* [Stored data]
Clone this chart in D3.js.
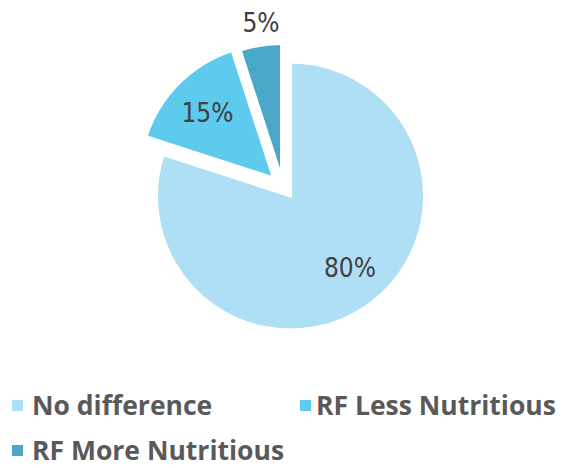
<!DOCTYPE html>
<html>
<head>
<meta charset="utf-8">
<script src="https://cdn.jsdelivr.net/npm/d3@7"></script>
<style>
  html, body { margin: 0; padding: 0; background: #ffffff; }
  svg { display: block; }
</style>
</head>
<body>
<svg id="chart" width="569" height="468"></svg>
<script>
// Survey answers: nutrition of RF products compared with the alternative
const categories = ["No difference", "RF Less Nutritious", "RF More Nutritious"];
const shares = [80, 15, 5];
const valueLabels = ["80%", "15%", "5%"];

// Appearance
const colors = ["#AEDFF4", "#5DCAEE", "#4AA7C7"];
const pieCenter = [290.5, 196];
const radius = 134;
// Exploded slices are pulled away from the centre by these offsets
const sliceShift = [[0, 0], [-17, -18], [-9, -18.5]];
// Distance of each value label from its slice's apex, and a small nudge
const labelRadius = [96, 92, 157];
const labelNudge = [[3, -6], [-1, 0], [4, 0]];

const svg = d3.select("#chart");

const pie = d3.pie().sort(null).value(d => d).startAngle(0).endAngle(2 * Math.PI);
const arcs = pie(shares);
const arc = d3.arc().innerRadius(0).outerRadius(radius);

const slices = svg.append("g")
  .attr("transform", `translate(${pieCenter[0]},${pieCenter[1]})`);

const sliceG = slices.selectAll("g.slice")
  .data(arcs)
  .join("g")
  .attr("class", "slice")
  .attr("transform", (d, i) => `translate(${sliceShift[i][0]},${sliceShift[i][1]})`);

sliceG.append("path")
  .attr("d", arc)
  .attr("fill", (d, i) => colors[i])
  .attr("stroke", "#ffffff")
  .attr("stroke-width", 3)
  .attr("stroke-linejoin", "miter");

sliceG.append("text")
  .attr("x", (d, i) => labelRadius[i] * Math.sin((d.startAngle + d.endAngle) / 2) + labelNudge[i][0])
  .attr("y", (d, i) => -labelRadius[i] * Math.cos((d.startAngle + d.endAngle) / 2) + labelNudge[i][1])
  .attr("dy", "0.36em")
  .attr("text-anchor", "middle")
  .style("font-family", "'Liberation Sans Narrow', 'DejaVu Sans Condensed', sans-serif")
  .style("font-size", "26px")
  .style("fill", "#404040")
  .text((d, i) => valueLabels[i]);

// Legend: two entries on the first row, one on the second
const legendPos = [[12, 415], [300, 415], [12, 460]];
const legend = svg.append("g").selectAll("g")
  .data(categories)
  .join("g")
  .attr("transform", (d, i) => `translate(${legendPos[i][0]},${legendPos[i][1]})`);

legend.append("rect")
  .attr("x", 0)
  .attr("y", -15)
  .attr("width", 11)
  .attr("height", 11)
  .attr("fill", (d, i) => colors[i]);

legend.append("text")
  .attr("x", (d, i) => i === 1 ? 16 : 20)
  .attr("y", 0)
  .style("font-family", "'Open Sans', sans-serif")
  .style("font-weight", "bold")
  .style("font-size", "26.5px")
  .style("fill", "#595959")
  .text(d => d);
</script>
</body>
</html>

* [Problem to work on] Working from the lines above, reproduce the material exactly and exclude its pictures.

* [The answer]
Clone this chart in D3.js.
<!DOCTYPE html>
<html>
<head>
<meta charset="utf-8">
<script src="https://cdn.jsdelivr.net/npm/d3@7"></script>
<style>
  html, body { margin: 0; padding: 0; background: #ffffff; }
  svg { display: block; }
</style>
</head>
<body>
<svg id="chart" width="569" height="468"></svg>
<script>
// Survey answers: nutrition of RF products compared with the alternative
const categories = ["No difference", "RF Less Nutritious", "RF More Nutritious"];
const shares = [80, 15, 5];
const valueLabels = ["80%", "15%", "5%"];

// Appearance
const colors = ["#AEDFF4", "#5DCAEE", "#4AA7C7"];
const pieCenter = [290.5, 196];
const radius = 134;
// Exploded slices are pulled away from the centre by these offsets
const sliceShift = [[0, 0], [-17, -18], [-9, -18.5]];
// Distance of each value label from its slice's apex, and a small nudge
const labelRadius = [96, 92, 157];
const labelNudge = [[3, -6], [-1, 0], [4, 0]];

const svg = d3.select("#chart");

const pie = d3.pie().sort(null).value(d => d).startAngle(0).endAngle(2 * Math.PI);
const arcs = pie(shares);
const arc = d3.arc().innerRadius(0).outerRadius(radius);

const slices = svg.append("g")
  .attr("transform", `translate(${pieCenter[0]},${pieCenter[1]})`);

const sliceG = slices.selectAll("g.slice")
  .data(arcs)
  .join("g")
  .attr("class", "slice")
  .attr("transform", (d, i) => `translate(${sliceShift[i][0]},${sliceShift[i][1]})`);

sliceG.append("path")
  .attr("d", arc)
  .attr("fill", (d, i) => colors[i])
  .attr("stroke", "#ffffff")
  .attr("stroke-width", 3)
  .attr("stroke-linejoin", "miter");

sliceG.append("text")
  .attr("x", (d, i) => labelRadius[i] * Math.sin((d.startAngle + d.endAngle) / 2) + labelNudge[i][0])
  .attr("y", (d, i) => -labelRadius[i] * Math.cos((d.startAngle + d.endAngle) / 2) + labelNudge[i][1])
  .attr("dy", "0.36em")
  .attr("text-anchor", "middle")
  .style("font-family", "'Liberation Sans Narrow', 'DejaVu Sans Condensed', sans-serif")
  .style("font-size", "26px")
  .style("fill", "#404040")
  .text((d, i) => valueLabels[i]);

// Legend: two entries on the first row, one on the second
const legendPos = [[12, 415], [300, 415], [12, 460]];
const legend = svg.append("g").selectAll("g")
  .data(categories)
  .join("g")
  .attr("transform", (d, i) => `translate(${legendPos[i][0]},${legendPos[i][1]})`);

legend.append("rect")
  .attr("x", 0)
  .attr("y", -15)
  .attr("width", 11)
  .attr("height", 11)
  .attr("fill", (d, i) => colors[i]);

legend.append("text")
  .attr("x", (d, i) => i === 1 ? 16 : 20)
  .attr("y", 0)
  .style("font-family", "'Open Sans', sans-serif")
  .style("font-weight", "bold")
  .style("font-size", "26.5px")
  .style("fill", "#595959")
  .text(d => d);
</script>
</body>
</html>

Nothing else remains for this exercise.